Der ultimative Fauna-Fragebogen von „Kniesels Welt“, dem Blog Ihres Vertrauens

Dieser Fragebogen wurde ausgefüllt von Udo Boll, kommentiert, ergänzt und nach kurzer Zeit ebenfalls ausgefüllt von Hennes Boll, gelesen und eingereicht von Carsten - nein, nicht Boll – der Mann hört auf den Namen Wunn.

Dieser Fragebogen ist an den Fragebogen in der Sonntagsbeilage der F.A.Z. angelehnt, die Antworten nicht.

Grund für dieses Doppelinterview war, zwei Repräsentanten der jüngeren Pelztiergeneration die niederschwellige Möglichkeit zu bieten, von ihrem persönlichen Lebensgefühl als Haustier in der Bundesrepublik Deutschland des Jahres 2023 zu berichten. Entstanden ist ein ebenso erschütterndes wie brisantes Stück Zeitgeschichte, das Einblick in Einstellungen und Gedanken von Lebewesen gibt, die zu ihren Wünschen und Bedürfnissen unbefragt mitten unter uns in dieser Gesellschaft leben und Ihre Existenz in diesem Land so ganz anders wahrnehmen als wir menschlichen Bewohner.


Was ist für Sie das größte Unglück?


Udo: Frühmorgens kein Futter im Napf vorzufinden und nicht in der Lage zu sein, die dafür zuständigen Hilfskräfte – also Mama und Carsten - selbst mit allerdrastischsten Methoden (auf den Bauch springen, schreien, dass ihnen nach allen Regeln der Wahrscheinlichkeit eigentlich das Trommelfell platzen müsste, Gardine abreißen etc.)

zum Füttern zu veranlassen. Eigentlich ein Fall für den 'Europäischen Gerichtshof für Pelztierrechte'!


Hennes: Sehr richtig. Morgens ist in meinem Fall eher der Mangel an Trockenfutter das Problem. Ich habe lange über den Reiz exzessiven Trockenfutterkonsums nachgedacht. Vielleicht liegt er gerade darin, dass es ungesund ist. Vergleichbar mit menschlichem Alkohol - und Zigarettenmissbrauch oder dem Konsum hirnschmalzabtötender Sendungen im Reality-TV.



Wo möchten Sie leben?


Udo: In Essen.

Hennes: Falsch: In Gelsenkirchen. In dieser Frage gibt es keine zwei Meinungen! Die Stadt meiner Ahnen – zugleich mein Geburtsort - ist in diesem Fall ganz besonders alternativlos. Man könnte glatt sagen: „Sie ist noch alternativloser als alternativlos, oder von ‚Alternativlosigkeitsfaktor Hundertzwölftausend Milliarden Komma fünf‘ sprechen, aber das ist mir zu anstrengend und versteht dann doch keiner.“


Was ist für Sie das vollkommene irdische Glück?
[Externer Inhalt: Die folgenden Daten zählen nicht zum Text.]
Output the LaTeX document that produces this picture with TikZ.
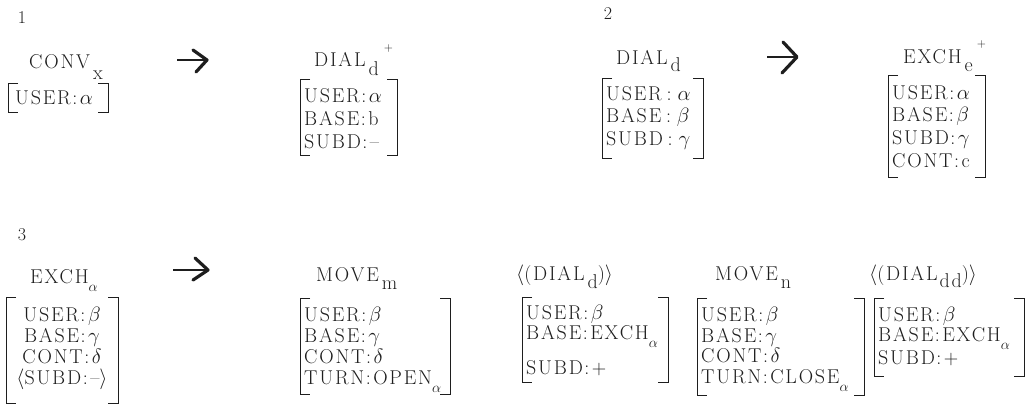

Udo: Fressen und die Freiheit zu haben, ohne Sinn und Verstand in der Gegend rumzuhüpfen und mir keine Sorgen um Sanktionen machen zu müssen.

Hennes: Nur Fressen. Das reicht mir. Mit dem Alter wird man dann doch etwas ruhiger und abgeklärter. Hüpfen ist mir zu anstrengend. Außerdem vermisse ich den Sinn solcher Aktivitäten.



Welche Fehler entschuldigen Sie am ehesten?


Udo: Meine.


Hennes: Das sehe ich ganz genauso. Allerdings meine ich damit nicht Udos Fehler, sondern die von mir persönlich. Fehler von Tieren seiner Altersklasse verzeihen zu wollen, ist komplett unrealistisch und konterkariert (cooles Wort, habe ich gestern im „Literarischen Pelztierquartett“ gehört) den Erziehungsauftrag von uns älteren. Nichts gegen die Jugend von heute, aber die können Sie vergessen! Wir waren da noch aus ganz anderem Schrot und Korn!

Um mich selbst einmal als Beispiel zu nehmen: Ich bin extrem geerdet, außerordentlich seriös, voll in Ordnung und trotz meines Erfolgs immer der alte Hennes Boll aus Gelsenkirchen-Feldmark geblieben. Das sagen alle! Fast jedenfalls. Schon aus Prinzip mache ich keine Fehler. Die Frage ist also rein hypothetisch. Warum ich sie trotzdem beantworte? Ich erwähnte es bereits: Ich bin ziemlich in Ordnung. Was ich damit genau sagen wollte: An diesen Punkt der absoluten Vergeistigung werden die jungen Tiere von heute nie kommen! Dazu sind die einfach zu blöd !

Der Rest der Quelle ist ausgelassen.